Should I Become a Product Manager?

This post started as a quick reply to someone who wanted guidance for moving to a PM position from another role in IT. As I didn’t have time to make it shorter, here’s the whole brain dump…

Gabriel R.
2 min readMar 1, 2019
Hats and Caps in Berlin

Off the top of my head, there are three different hats you can wear as a product manager:

  1. Strategy: identify the need and define the solution. Built a roadmap with high level business and functional product milestones.
  2. Definition: Research user expectations and market fit. Or just articulate that disrupting vision so it can be understood by mortals, if that’s how you roll, you visionary beast you. Wireframe, specify, design. Prototype and test.
  3. Implementation: Transform the specs into functional and technical requirement. Plan the sprints and manage the day-to-day for the development, delivery, test, design, support teams. This is project management.

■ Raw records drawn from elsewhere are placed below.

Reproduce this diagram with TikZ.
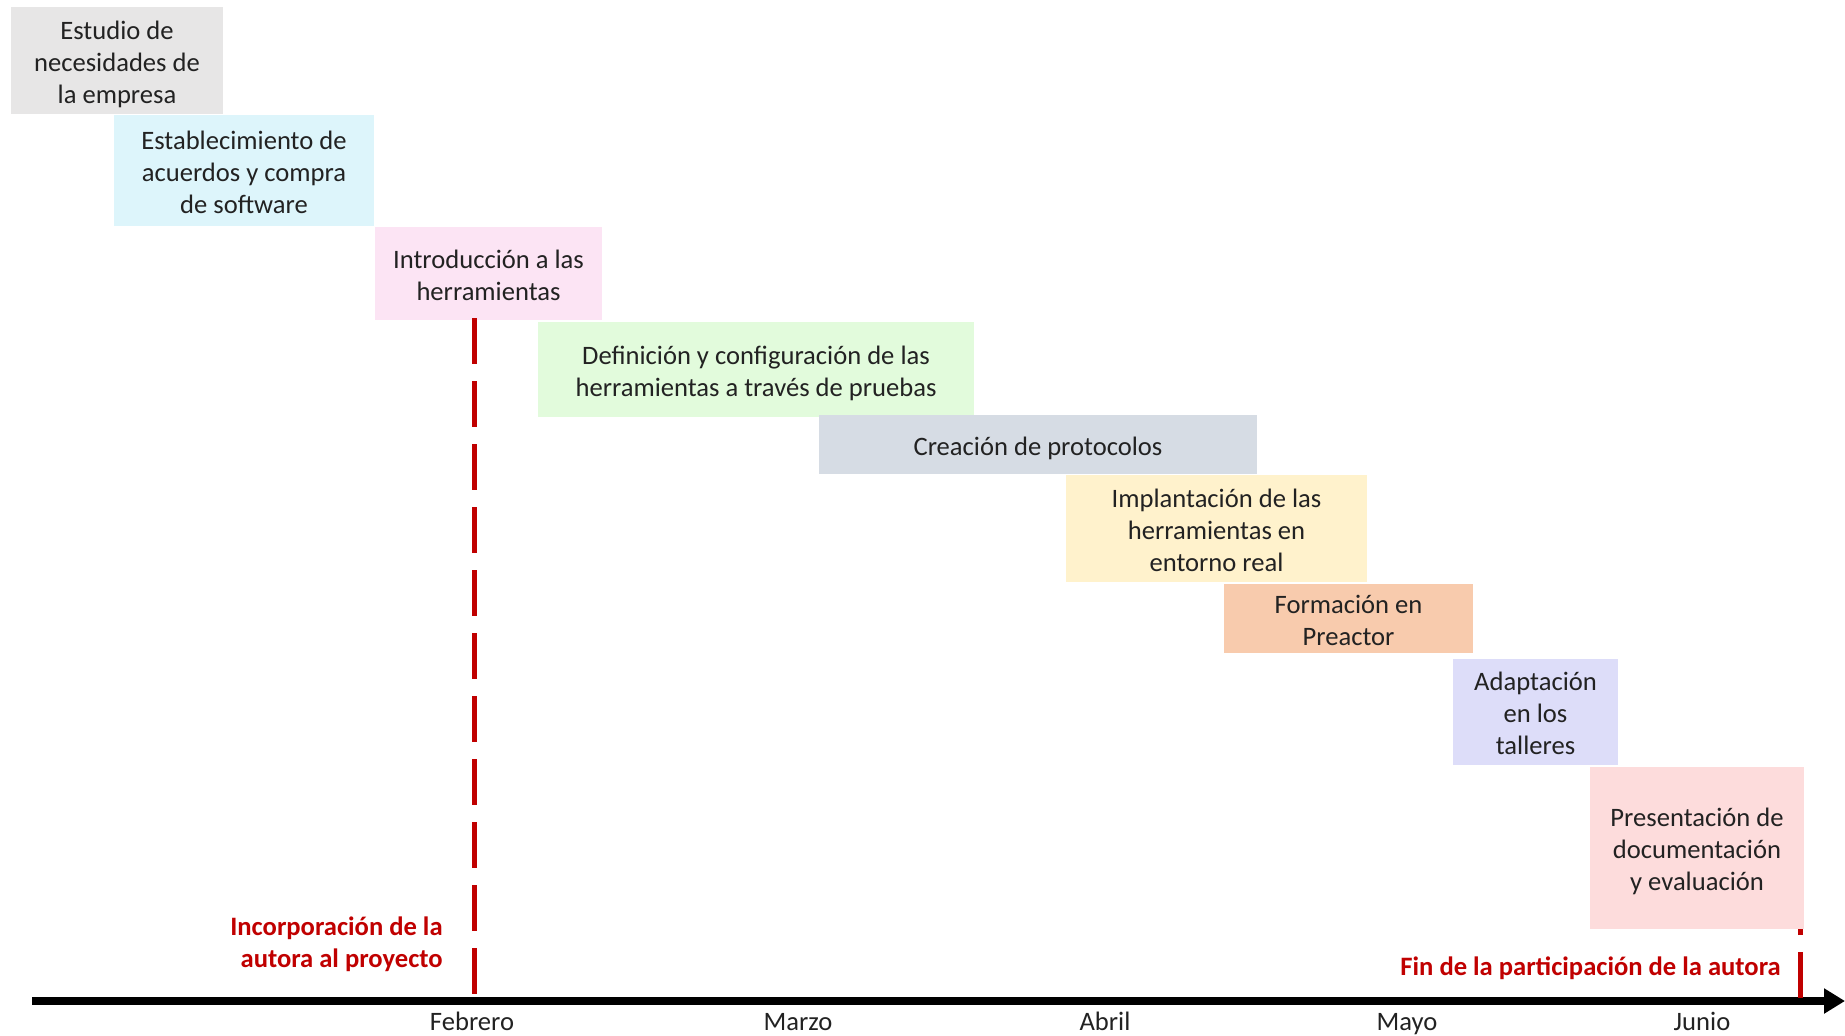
\documentclass[tikz,border=0pt]{standalone}
\usepackage{fontspec}
\setmainfont{Carlito}
\usetikzlibrary{arrows.meta}

\definecolor{txt}{HTML}{222222}
\definecolor{mark}{HTML}{C00000}
\definecolor{cGray}{HTML}{E7E6E6}
\definecolor{cCyan}{HTML}{DDF5FB}
\definecolor{cPink}{HTML}{FCE4F4}
\definecolor{cGreen}{HTML}{E2FBDC}
\definecolor{cSlate}{HTML}{D6DCE4}
\definecolor{cGold}{HTML}{FFF2CC}
\definecolor{cOrange}{HTML}{F8CBAD}
\definecolor{cLav}{HTML}{DDDDF9}
\definecolor{cRose}{HTML}{FDDCDC}

% line strut: fixed ascent/descent so every phase text sits on the same grid
\newcommand{\phstrut}{\rule[-2.6pt]{0pt}{16pt}}

\tikzset{
  phase/.style={draw=none, inner sep=0pt, align=center, text=txt,
    font=\fontsize{13.3}{16}\selectfont},
  month/.style={inner sep=0pt, anchor=base, text=txt,
    font=\fontsize{13.3}{16}\selectfont},
  note/.style={inner sep=0pt, text=mark,
    font=\fontsize{13.3}{16}\selectfont\bfseries},
  timeline/.style={line width=4pt, -{Triangle[length=10.5pt,width=12pt]}},
  milestone/.style={draw=mark, line width=2.5pt, dash pattern=on 23pt off 8.5pt}
}

\begin{document}
\begin{tikzpicture}[x=0.5pt, y=-0.5pt]
  \useasboundingbox (0,0) rectangle (1845,1035);

  % time axis
  \coordinate (axA) at (32,1001);
  \coordinate (axB) at (1845,1001);
  \draw[timeline] (axA) -- (axB);

  % months
  \node[month] (feb) at (472,1030.5) {Febrero};
  \node[month] (mar) at (798,1030) {Marzo};
  \node[month] (abr) at (1105,1030.5) {Abril};
  \node[month] (may) at (1407,1030) {Mayo};
  \node[month] (jun) at (1702,1030) {Junio};

  % end of participation marker (partly hidden by the last phase)
  \coordinate (endA) at (1800.5,998);
  \coordinate (endB) at (1800.5,889);
  \draw[milestone] (endA) -- (endB);

  % phases
  \node[phase, fill=cGray, minimum width=106pt, minimum height=53.5pt]
    (p1) at (117,60.5) {\phstrut Estudio de\\necesidades de\\la empresa\phstrut};
  \node[phase, fill=cCyan, minimum width=130pt, minimum height=55.5pt]
    (p2) at (244,170.5) {\phstrut Establecimiento de\\acuerdos y compra\\de software\phstrut};
  \node[phase, fill=cPink, minimum width=113.5pt, minimum height=46.5pt]
    (p3) at (488.5,273.5) {\phstrut Introducción a las\\herramientas\phstrut};
  \node[phase, fill=cGreen, minimum width=218pt, minimum height=47.5pt]
    (p4) at (756,369.5) {\phstrut Definición y configuración de las\\herramientas a través de pruebas\phstrut};
  \node[phase, fill=cSlate, minimum width=219pt, minimum height=29.5pt]
    (p5) at (1038,444.5) {\phstrut Creación de protocolos\phstrut};
  \node[phase, fill=cGold, minimum width=150.5pt, minimum height=53.5pt]
    (p6) at (1216.5,528.5) {\phstrut Implantación de las\\herramientas en\\entorno real\phstrut};
  \node[phase, fill=cOrange, minimum width=124.5pt, minimum height=34.5pt]
    (p7) at (1348.5,618.5) {\phstrut Formación en\\Preactor\phstrut};
  \node[phase, fill=cLav, minimum width=82.5pt, minimum height=53pt]
    (p8) at (1535.5,712) {\phstrut Adaptación\\en los\\talleres\phstrut};
  \node[phase, fill=cRose, minimum width=107pt, minimum height=81pt]
    (p9) at (1697,848) {\phstrut Presentación de\\documentación\\y evaluación\phstrut};

  % start of participation marker
  \coordinate (startA) at (474,318);
  \coordinate (startB) at (474,995);
  \draw[milestone] (startA) -- (startB);

  % notes
  \node[note, align=right, anchor=east] (inc) at (443,944)
    {Incorporación de la\\autora al proyecto};
  \node[note, anchor=base east] (fin) at (1781,975)
    {Fin de la participación de la autora};
\end{tikzpicture}
\end{document}
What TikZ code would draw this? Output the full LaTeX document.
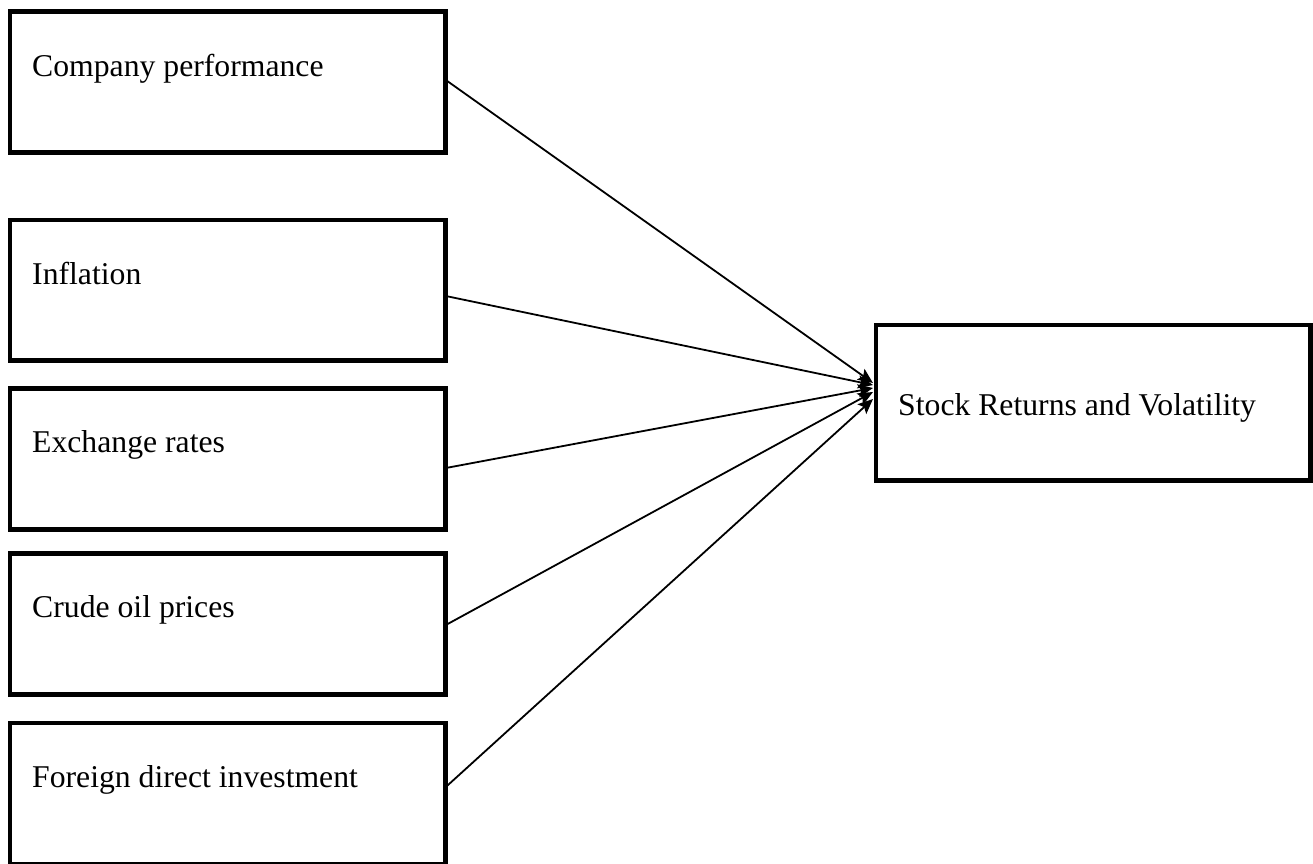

In addition to this, at all levels you will have an extra layer: stakeholder relationship management. It’s the part where you provide ETAs, manage expectations and prepare releases and deliveries.

Looking at this list, PM seems like a complex and crucial job. It’s not, really. If the founder, designer and tech lead have great experience and insight, the PM functions are absorbed into their day-to-day. Unfortunately (for stakeholders) or fortunately (for PMs) the product management tasks still take some specific skills and time and are worthy of their own position in a structure.

Look at the above list and try to imagine yourself in any of those positions. If you see a good fit for one of them and you can do any of the others for an extended period of time, you should be a product manager.

Which hat suits you best? Follow that path, start writing, designing, testing, prototyping and just practice in a productive way.

There is overlap between the fields and you need to understand all parts regardless of your role. These are also not actual steps (as in “waterfall”) so there’s overlap in the roll out too.